Further recommendations

  • Develop and test features on a real device.
  • Expect multiple rounds of design review until the experience is polished enough.
  • When unsure how a feature should behave it is a good idea to check how similar use cases have been implemented in existing Sailfish applications.
  • When QML fails to perform, be prepared to write the problematic parts in lower level C/C++ and GLSL OpenGL shading language.
  • Unless you have done already read all the Qt Quick documentation you find in the Qt documentation pages.
  • Read official Qt performance documentation. Tomorrow read it again.
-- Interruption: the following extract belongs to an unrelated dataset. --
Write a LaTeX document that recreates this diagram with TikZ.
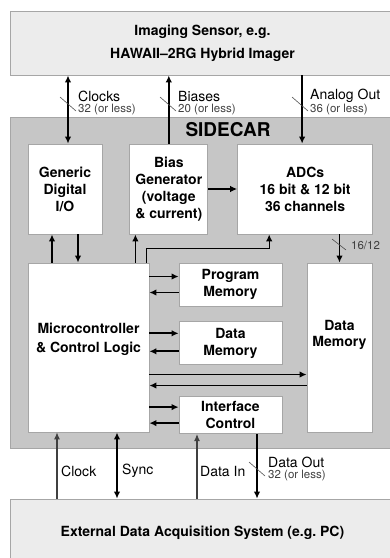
\documentclass[tikz,border=0pt]{standalone}
\usepackage{fontspec}
\setmainfont{TeX Gyre Heros}
\usetikzlibrary{arrows.meta,positioning}

\begin{document}
\begin{tikzpicture}[x=1pt, y=-1pt,
  outer/.style={draw=gray!70, line width=0.8pt, fill=gray!15, inner sep=0pt, align=center, font=\bfseries\fontsize{14}{17}\selectfont},
  block/.style={draw=gray!70, line width=0.8pt, fill=white, inner sep=0pt, align=center, font=\bfseries\fontsize{14}{17}\selectfont},
  txt/.style={inner sep=0pt, align=center, font=\bfseries\fontsize{14}{17}\selectfont},
  lbl/.style={anchor=west, inner sep=0pt, font=\fontsize{14}{17}\selectfont},
  sub/.style={anchor=west, inner sep=0pt, text=black!75, font=\fontsize{11.5}{14}\selectfont},
  bus/.style={line width=1.8pt, -{Latex[length=7pt,width=6.5pt]}},
  dbus/.style={line width=1.8pt, {Latex[length=7pt,width=6.5pt]}-{Latex[length=7pt,width=6.5pt]}},
  wire/.style={line width=1.1pt, black!75, -{Latex[length=7pt,width=6pt]}},
  tick/.style={gray!60!black, line width=0.6pt}]
\useasboundingbox (0,0) rectangle (390,558);

\node[outer, minimum width=385pt, minimum height=64pt] (sensor) at (202.5,43) {Imaging Sensor, e.g.\\[6pt] HAWAII--2RG Hybrid Imager};
\node[outer, fill=gray!45, minimum width=385pt, minimum height=331pt] (sidecar) at (202.5,282.5) {};
\node[outer, minimum width=385pt, minimum height=68pt] (daq) at (202.5,533) {External Data Acquisition System (e.g.~PC)};
\node[inner sep=0pt, font=\bfseries\fontsize{19}{22}\selectfont] (title) at (228,130) {SIDECAR};

\node[block, minimum width=74pt, minimum height=90pt] (gio) at (65,189) {Generic\\Digital\\I/O};
\node[block, minimum width=78pt, minimum height=90pt, right=27pt of gio] (bias) {Bias\\Generator\\(voltage\\\& current)};
\node[block, minimum width=135pt, minimum height=90pt, right=29pt of bias] (adc) {ADCs\\16 bit \& 12 bit\\36 channels};

\node[block, minimum width=121pt, minimum height=169pt] (mcu) at (88.5,347.5) {};
\node[txt, font=\bfseries\fontsize{14}{19}\selectfont] (mcutxt) at ([yshift=8pt]mcu.center) {Microcontroller\\\& Control Logic};
\node[block, minimum width=103pt, minimum height=43pt] (prog) at (230.5,284.5) {Program\\Memory};
\node[block, minimum width=103pt, minimum height=43pt, below=15pt of prog] (dmid) {Data\\Memory};
\node[block, minimum width=103pt, minimum height=37pt, below=31pt of dmid] (ifc) {Interface\\Control};
\node[block, minimum width=65pt, minimum height=169pt] (dmem) at (339.5,347.5) {};
\node[txt, font=\bfseries\fontsize{14}{16}\selectfont] (dmemtxt) at ([yshift=13pt]dmem.center) {Data\\Memory};

% sensor side
\path[dbus] ([xshift=3pt]gio.north) edge ([xshift=3pt]gio.north |- sensor.south);
\path[bus] (bias.north) edge (bias.north |- sensor.south)
    ([xshift=-3pt]adc.north |- sensor.south) edge ([xshift=-3pt]adc.north)
    (bias.east) edge (adc.west)
    ([xshift=-13pt]gio.south |- mcu.north) edge ([xshift=-13pt]gio.south)
    ([xshift=13pt]gio.south) edge ([xshift=13pt]gio.south |- mcu.north)
    ([xshift=6pt]bias.south west |- mcu.north) edge ([xshift=6pt]bias.south west)
    (dmem.north |- adc.south) edge (dmem.north);
\draw[bus, line width=1.2pt] ([xshift=-3pt]mcu.north east) |- ([xshift=32pt,yshift=-14pt]adc.south west) -- ([xshift=32pt]adc.south west);

% memories
\path[bus] ([yshift=8pt]prog.west -| mcu.east) edge ([yshift=8pt]prog.west)
    ([yshift=-8pt]prog.west) edge ([yshift=-8pt]prog.west -| mcu.east)
    ([yshift=10pt]dmid.west -| mcu.east) edge ([yshift=10pt]dmid.west)
    ([yshift=-8pt]dmid.west) edge ([yshift=-8pt]dmid.west -| mcu.east)
    ([yshift=-27pt]dmem.west -| mcu.east) edge ([yshift=-27pt]dmem.west)
    ([yshift=-38pt]dmem.west) edge ([yshift=-38pt]dmem.west -| mcu.east)
    ([yshift=8pt]ifc.west -| mcu.east) edge ([yshift=8pt]ifc.west)
    ([yshift=-8pt]ifc.west) edge ([yshift=-8pt]ifc.west -| mcu.east);

% host side
\path[dbus] ([xshift=28.5pt]mcu.south) edge ([xshift=28.5pt]mcu.south |- daq.north);
\path[bus] ([xshift=26.5pt]ifc.south) edge ([xshift=26.5pt]ifc.south |- daq.north);
\path[wire] ([xshift=-31.5pt]mcu.south |- daq.north) edge ([xshift=-31.5pt]mcu.south)
    ([xshift=-33.5pt]ifc.south |- daq.north) edge ([xshift=-33.5pt]ifc.south);

% labels
\node[lbl] (clkl) at (78,96) {Clocks};
\node[sub] (clkn) at (78,110) {32 (or less)};
\node[lbl] (biasl) at (178,96) {Biases};
\node[sub] (biasn) at (178,110) {20 (or less)};
\node[lbl] (aoutl) at (310,96) {Analog Out};
\node[sub] (aoutn) at (310,110) {36 (or less)};
\node[sub] (adcn) at (351,245) {16/12};
\node[lbl] (clockl) at (61,471) {Clock};
\node[lbl] (syncl) at (122,471) {Sync};
\node[lbl] (dinl) at (200,471) {Data In};
\node[lbl] (doutl) at (268,462) {Data Out};
\node[sub] (doutn) at (268,476) {32 (or less)};

\draw[tick] (60,97) -- (76,111);
\draw[tick] (160,97) -- (176,111);
\draw[tick] (292,97) -- (308,111);
\draw[tick] (332,239) -- (346,250);
\draw[tick] (249,462) -- (265,476);
\end{tikzpicture}
\end{document}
Also KDAB Qt Partner has also written few excellent posts about QML engine internals.
  • Measure, don’t assume, run QML profiler and gather console API traces to see nothing stupid is happening behind the scenes, for example unnecessary QML component constructions or compilations, redundant binding evaluations, long nested JavaScript function calls or blocking C++ function calls. Basically any operation that stalls the main thread for tens to hundreds of milliseconds should be optimized or executed instead on a separate thread.